Orangeburg-Calhoun Technical College and the Center for Creative Partnerships presented the documentary “Rosenwald” on March 16 as part of their Community Cinema social justice film series.
The film tells the story of Julius Rosenwald, the son of a Jewish immigrant who went on to build more than 5,300 schools across the south to improve education for African American children.
From 1912 to 1932, roughly 500 “Rosenwald schools” and auxiliary buildings were built in South Carolina. Twenty-one were constructed in Orangeburg County alone, one of which was the original Felton Training School on the campus of South Carolina State College in 1925.
In 2006, the Orangeburg Chapter of The Links Inc. adopted a program called “Rosenwald Schools” with the goal of placing historical markers at all 21 sites in Orangeburg County.
The Links is a national organization of African American women with a membership of more than 10,000 dedicated to sustaining the culture and economic survival of African-Americans and other persons of African descent.
Since the start of their efforts, four schools in the county have been able to receive these markers. One stands beside Duke’s Gym on the S.C. State campus.
Rosenwald was the president of Sears, Roebuck and Co. in 1908 and national philanthropist. Along with the construction of the Rosenwald schools, he also provided funds to Booker T. Washington to assist in the building of Tuskegee Institute in Alabama.

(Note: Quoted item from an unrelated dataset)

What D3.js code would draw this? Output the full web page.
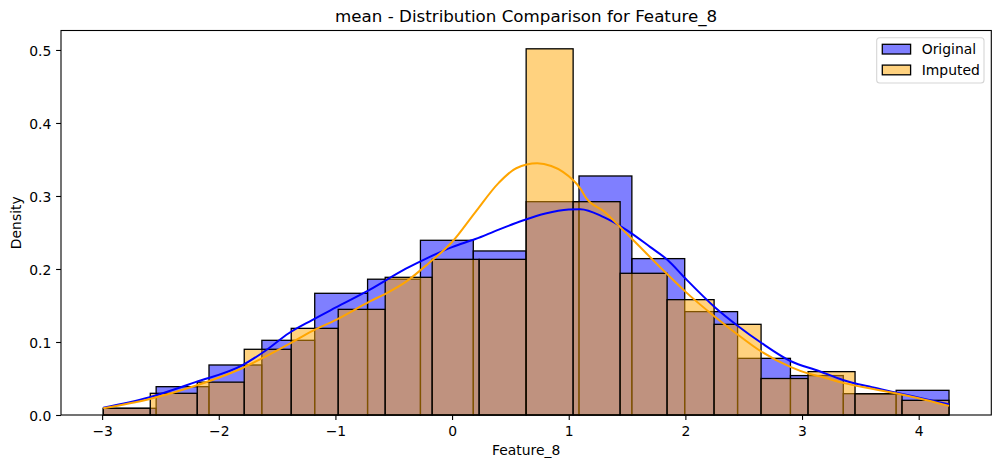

“My M.O. is to make films about under-known Jewish heroes,” Aviva Kempner, director of the film, said. “I would say Julius Rosenwald is right there on the top of being the most under-known until the film’s come out.”
The film premiered at the NAACP Convention in Philadelphia during the summer of 2015 and later screened at the Center for Jewish History in New York.
Kempner was at the March 16 screening in Orangeburg to hold a discussion with the audience members afterward.
“The important thing is recapturing our history,” she told the audience. “This history is lost if we don’t do it.”
Several people attending the showing were actual students at Rosenwald schools as kids.
Gladys Moss, a 1952 graduate of the Bowman Rosenwald School, attended from first through 11th grades.
“I display my diploma proudly,” Moss said. “We had a wonderful school. Taught us a lot.”
“Thank you for the film,” she added.
Joseph Sanders went through the ninth grade at Berkeley Training School in Monck’s Corner in 1955.
“It produced a lot of great talent,” he said.
“My goal is that every high school, college, junior high has a copy of this (film),” Kempner said.
Kempner was born in Berlin, Germany to a Holocaust survivor and a U.S. Army officer.
Her accomplishments include the 1996 Guggenheim Fellowship, 2000 D.C. Mayor’s Art Award, 2001 Women of Vision award from D.C.’s Women in Film and Video Chapter and 2009 San Francisco Jewish Film Festival’s Freedom of Expression Award. Her “Yoo-Hoo, Mrs. Goldberg” and “Partisans of Vilna” won CINE Golden Eagles.
Kempner writes film criticism and articles for a variety of publications including the Boston Globe, Chicago Tribune, and The Washington Post.
Ellen Zisholtz, moderator for the discussion and co-president of the Center for Creative Partnerships, said it is her hope that communities can figure out ways to make a difference that would be better for everyone.
“The only way we’re going to make things better is if we all do it together,” Zisholtz said. “Don’t separate based on things that don’t matter like skin color, or religion, or anything like that.”
The Community Cinema project was started to provide social justice education through films.
The first film presented was “Zora Neale Hurston: Jump at the Sun” in February. The film’s director, Kristy Anderson, and Hurston’s great-niece, Lois Gaston, were on hand for an open discussion with the audience.
The next film will be “The Ipson Saga” by Jay Ipson on Thursday, April 20. Ipson will be accompanied by Dr. Millicent Brown, a lifelong community advocate and spokesperson for economic, social and educational improvements in impoverished neighborhoods and communities of color throughout the South, the nation and the world.
The film series is funded in part by OCtech and South Carolina Humanities and sponsored by Cox Industries Inc.